Additionally a time course study of tumor cell lysis also corroborated in FIG. 9 the finding of higher efficiency similar to of FIGS. 7-8. FIG. 10 shows that Tumor killing is accompanied by cytokine upregulation.

Example 5. Inclusion of an Extracellular Domain or Portion Thereof from the Protein Contributing the TM Domain Increases Expression of the CFP

In an exemplary study concerning improving expression of the CFP constructs, it was found that inclusion of the extracellular domain of related TM domain augments expression of the CFP, whereas constructs lacking the extracellular domain (designated as a AExtracellular domain construct or a TM-cyto construct, both referring to the same construct) have lower expression (FIG. 5, FIG. 6A-6B). In FIGS. 6A and 6B, HER2-NKp44 and HER2-NKp46 comprise an extracellular domains of NKp44 or NKp46 respectively, full length (FL)). This shows that inclusion of the ectodomain increased the robustness of expression of the In a further study, it was seen that about 18-20 amino acids from the extracellular domain next to the TM domain (referred to as ectodomain, or ectoTMcyto constructs) was capable of inducing the higher expression effect. (FIG. 11A-FIG. 11B). For a construct with NKp30 TM domain, having a full length extracellular portion (e.g. NKp30 full length, FL constructs) improves expression of the CFP in NK cells more than having the short extracellular segment (referred to as NKp30ctoTMcyto); and having NKp30ctoTMcyto improved expression over a nonspecific linker between the TM domain and the extracellular antigen binding domain (e.g., anti-TROP2 scFv or anti-HER scFV) improves expression of the CFP in NK cells. As shown in FIG. 11C, the change in expression level roughly correlated with killing of tumor cells in vivo. Additionally, upon HER2 stimulation and activation of the CFP receptor, the NK cells expressing the constructs with the short extracellular domains exhibited high NF-kappaB activity (FIG. 11D). This indicates potent signaling through the intracellular domain in case of the CFPs that have retained a portion of the extracellular domain of the corresponding TM domain. Without wishing to be bound by a theory, it may be possible that the presence of the short extracellular domain further facilitates activation of the CFP receptor.

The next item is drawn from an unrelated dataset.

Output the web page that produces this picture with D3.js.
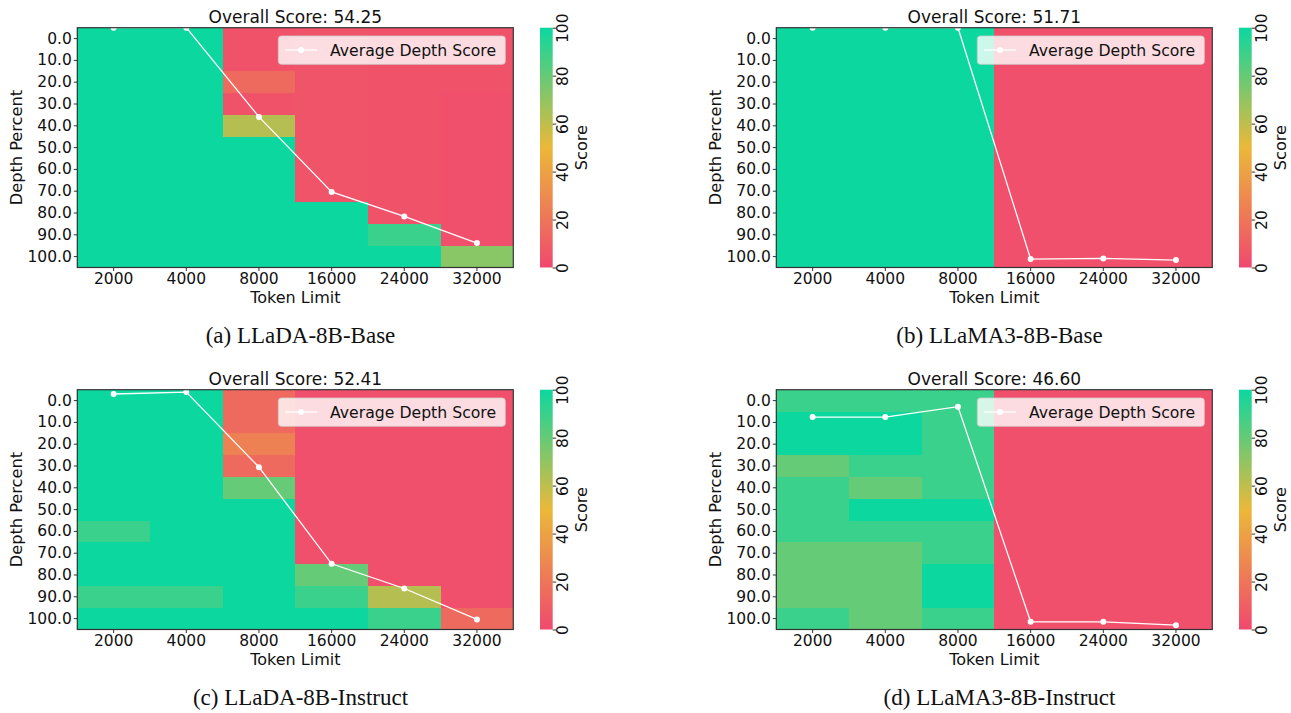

Example 6. Impact of Hinge Region in Expression and Function of the CFP

In an exemplary study the impact of the hinge domain on the expression and function of the CFP was evaluated. FIG. 12A shows an array of hinge domains tested, with the lengths and structural nature of the hinge domains. Data demonstrated in FIGS. 12B-12D on the influence of hinge parameters on exemplary CD16 based CFPs indicate that the hinge region influences CAR expression and function. Longer, flexible hinges enable binding to membrane proximal antigen. Also, different hinges result in different oligomerization state. Additionally, inclusion of CD4 hinge improved Fcγ chain dependent expression in liver cell line, Huh7 (FIG. 12B). Additionally, an assessment of duration of receptor expression post translation was tested, and compared with a construct with no hinge versus CD4 hinge domain or no hinge versus CD8 hinge (FIG. 12C). It was seen that inclusion of a CD4 hinge domain improved Fc-gamma receptor dependent expression in NK cells. Additionally FIG. 12D shows that having the CD4 hinge domain included in the CFP construct increased both expression and tumoricidal activity.

Example 7. T Cell-Specific Receptor Generation and Characterization

In an exemplary study using an anti-CD19 CFP generated for T cell-specific expression, the construct comprises an scFv that can bind to CD19 antigens, and a CD3a TM domain (FIG. 13, left). The CFP was expressed in T cells and the cells demonstrated potent killing of CD19+ Raji cells, when co-cultured (FIG. 13, right).

Taken together, these studies demonstrate successful expression and functionality of the newly designed CFP constructs for cell type-specific expression in vivo, and can be developed for delivery and in vivo application.